> Problem: Only the pictures are omitted; repeat all other data exactly.

> Raw data:
* * * * *

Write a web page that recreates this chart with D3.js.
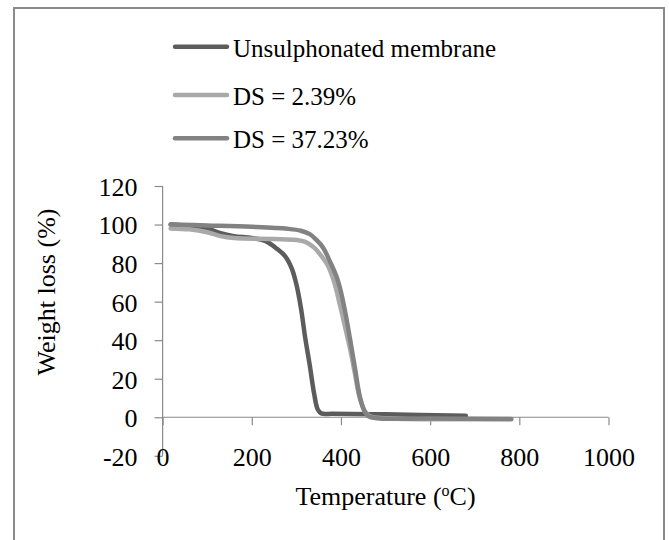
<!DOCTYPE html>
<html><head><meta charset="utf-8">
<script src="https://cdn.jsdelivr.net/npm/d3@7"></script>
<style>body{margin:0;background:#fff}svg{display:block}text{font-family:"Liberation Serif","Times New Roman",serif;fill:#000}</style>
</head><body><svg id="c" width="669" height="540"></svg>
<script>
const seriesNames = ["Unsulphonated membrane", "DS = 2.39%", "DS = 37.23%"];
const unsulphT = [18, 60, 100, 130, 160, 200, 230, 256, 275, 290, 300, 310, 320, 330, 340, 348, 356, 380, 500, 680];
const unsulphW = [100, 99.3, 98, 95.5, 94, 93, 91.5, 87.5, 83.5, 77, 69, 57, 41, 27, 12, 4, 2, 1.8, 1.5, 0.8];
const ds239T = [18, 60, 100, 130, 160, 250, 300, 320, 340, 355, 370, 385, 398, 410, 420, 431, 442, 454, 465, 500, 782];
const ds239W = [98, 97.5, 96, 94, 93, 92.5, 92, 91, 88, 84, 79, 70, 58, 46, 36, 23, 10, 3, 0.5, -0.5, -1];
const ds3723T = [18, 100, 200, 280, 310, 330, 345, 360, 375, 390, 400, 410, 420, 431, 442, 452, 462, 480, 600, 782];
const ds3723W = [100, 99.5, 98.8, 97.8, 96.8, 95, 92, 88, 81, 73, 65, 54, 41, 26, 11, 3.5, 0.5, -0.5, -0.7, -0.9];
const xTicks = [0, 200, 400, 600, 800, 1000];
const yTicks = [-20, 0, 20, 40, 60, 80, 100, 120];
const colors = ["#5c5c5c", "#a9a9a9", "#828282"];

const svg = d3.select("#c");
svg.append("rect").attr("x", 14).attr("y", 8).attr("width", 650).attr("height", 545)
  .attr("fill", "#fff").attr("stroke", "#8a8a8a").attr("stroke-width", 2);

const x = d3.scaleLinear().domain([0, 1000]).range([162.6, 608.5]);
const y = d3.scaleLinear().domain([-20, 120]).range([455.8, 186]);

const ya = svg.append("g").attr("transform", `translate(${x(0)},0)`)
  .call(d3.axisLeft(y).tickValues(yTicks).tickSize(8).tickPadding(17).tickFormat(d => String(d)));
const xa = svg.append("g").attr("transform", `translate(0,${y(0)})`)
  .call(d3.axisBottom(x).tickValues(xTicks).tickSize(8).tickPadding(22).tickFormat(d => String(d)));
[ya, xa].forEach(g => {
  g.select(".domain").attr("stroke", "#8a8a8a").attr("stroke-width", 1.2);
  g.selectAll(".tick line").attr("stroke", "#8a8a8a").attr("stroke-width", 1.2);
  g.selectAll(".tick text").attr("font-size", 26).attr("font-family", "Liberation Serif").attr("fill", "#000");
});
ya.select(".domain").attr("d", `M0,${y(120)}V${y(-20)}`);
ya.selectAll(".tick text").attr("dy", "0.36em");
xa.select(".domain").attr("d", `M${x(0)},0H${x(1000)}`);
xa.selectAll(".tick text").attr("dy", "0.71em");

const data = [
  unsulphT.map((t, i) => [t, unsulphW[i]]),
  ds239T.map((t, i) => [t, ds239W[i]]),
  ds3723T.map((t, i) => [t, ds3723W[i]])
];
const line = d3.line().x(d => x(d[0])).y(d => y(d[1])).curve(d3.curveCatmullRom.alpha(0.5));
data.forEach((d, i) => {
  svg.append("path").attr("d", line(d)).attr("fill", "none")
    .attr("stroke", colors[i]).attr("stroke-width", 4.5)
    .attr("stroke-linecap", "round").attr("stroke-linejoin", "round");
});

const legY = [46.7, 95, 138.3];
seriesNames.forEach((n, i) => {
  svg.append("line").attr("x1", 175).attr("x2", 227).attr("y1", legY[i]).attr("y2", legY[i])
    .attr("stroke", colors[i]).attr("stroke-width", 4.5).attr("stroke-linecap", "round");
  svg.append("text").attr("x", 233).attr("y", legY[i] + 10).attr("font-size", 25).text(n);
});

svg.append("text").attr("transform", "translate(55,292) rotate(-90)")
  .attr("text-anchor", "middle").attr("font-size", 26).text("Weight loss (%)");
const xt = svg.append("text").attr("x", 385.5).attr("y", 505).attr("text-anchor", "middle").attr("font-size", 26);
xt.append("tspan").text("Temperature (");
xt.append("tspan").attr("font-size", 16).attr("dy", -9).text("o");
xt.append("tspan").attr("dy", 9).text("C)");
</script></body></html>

* * * * *

> The completed task:
Write a web page that recreates this chart with D3.js.
<!DOCTYPE html>
<html><head><meta charset="utf-8">
<script src="https://cdn.jsdelivr.net/npm/d3@7"></script>
<style>body{margin:0;background:#fff}svg{display:block}text{font-family:"Liberation Serif","Times New Roman",serif;fill:#000}</style>
</head><body><svg id="c" width="669" height="540"></svg>
<script>
const seriesNames = ["Unsulphonated membrane", "DS = 2.39%", "DS = 37.23%"];
const unsulphT = [18, 60, 100, 130, 160, 200, 230, 256, 275, 290, 300, 310, 320, 330, 340, 348, 356, 380, 500, 680];
const unsulphW = [100, 99.3, 98, 95.5, 94, 93, 91.5, 87.5, 83.5, 77, 69, 57, 41, 27, 12, 4, 2, 1.8, 1.5, 0.8];
const ds239T = [18, 60, 100, 130, 160, 250, 300, 320, 340, 355, 370, 385, 398, 410, 420, 431, 442, 454, 465, 500, 782];
const ds239W = [98, 97.5, 96, 94, 93, 92.5, 92, 91, 88, 84, 79, 70, 58, 46, 36, 23, 10, 3, 0.5, -0.5, -1];
const ds3723T = [18, 100, 200, 280, 310, 330, 345, 360, 375, 390, 400, 410, 420, 431, 442, 452, 462, 480, 600, 782];
const ds3723W = [100, 99.5, 98.8, 97.8, 96.8, 95, 92, 88, 81, 73, 65, 54, 41, 26, 11, 3.5, 0.5, -0.5, -0.7, -0.9];
const xTicks = [0, 200, 400, 600, 800, 1000];
const yTicks = [-20, 0, 20, 40, 60, 80, 100, 120];
const colors = ["#5c5c5c", "#a9a9a9", "#828282"];

const svg = d3.select("#c");
svg.append("rect").attr("x", 14).attr("y", 8).attr("width", 650).attr("height", 545)
  .attr("fill", "#fff").attr("stroke", "#8a8a8a").attr("stroke-width", 2);

const x = d3.scaleLinear().domain([0, 1000]).range([162.6, 608.5]);
const y = d3.scaleLinear().domain([-20, 120]).range([455.8, 186]);

const ya = svg.append("g").attr("transform", `translate(${x(0)},0)`)
  .call(d3.axisLeft(y).tickValues(yTicks).tickSize(8).tickPadding(17).tickFormat(d => String(d)));
const xa = svg.append("g").attr("transform", `translate(0,${y(0)})`)
  .call(d3.axisBottom(x).tickValues(xTicks).tickSize(8).tickPadding(22).tickFormat(d => String(d)));
[ya, xa].forEach(g => {
  g.select(".domain").attr("stroke", "#8a8a8a").attr("stroke-width", 1.2);
  g.selectAll(".tick line").attr("stroke", "#8a8a8a").attr("stroke-width", 1.2);
  g.selectAll(".tick text").attr("font-size", 26).attr("font-family", "Liberation Serif").attr("fill", "#000");
});
ya.select(".domain").attr("d", `M0,${y(120)}V${y(-20)}`);
ya.selectAll(".tick text").attr("dy", "0.36em");
xa.select(".domain").attr("d", `M${x(0)},0H${x(1000)}`);
xa.selectAll(".tick text").attr("dy", "0.71em");

const data = [
  unsulphT.map((t, i) => [t, unsulphW[i]]),
  ds239T.map((t, i) => [t, ds239W[i]]),
  ds3723T.map((t, i) => [t, ds3723W[i]])
];
const line = d3.line().x(d => x(d[0])).y(d => y(d[1])).curve(d3.curveCatmullRom.alpha(0.5));
data.forEach((d, i) => {
  svg.append("path").attr("d", line(d)).attr("fill", "none")
    .attr("stroke", colors[i]).attr("stroke-width", 4.5)
    .attr("stroke-linecap", "round").attr("stroke-linejoin", "round");
});

const legY = [46.7, 95, 138.3];
seriesNames.forEach((n, i) => {
  svg.append("line").attr("x1", 175).attr("x2", 227).attr("y1", legY[i]).attr("y2", legY[i])
    .attr("stroke", colors[i]).attr("stroke-width", 4.5).attr("stroke-linecap", "round");
  svg.append("text").attr("x", 233).attr("y", legY[i] + 10).attr("font-size", 25).text(n);
});

svg.append("text").attr("transform", "translate(55,292) rotate(-90)")
  .attr("text-anchor", "middle").attr("font-size", 26).text("Weight loss (%)");
const xt = svg.append("text").attr("x", 385.5).attr("y", 505).attr("text-anchor", "middle").attr("font-size", 26);
xt.append("tspan").text("Temperature (");
xt.append("tspan").attr("font-size", 16).attr("dy", -9).text("o");
xt.append("tspan").attr("dy", 9).text("C)");
</script></body></html>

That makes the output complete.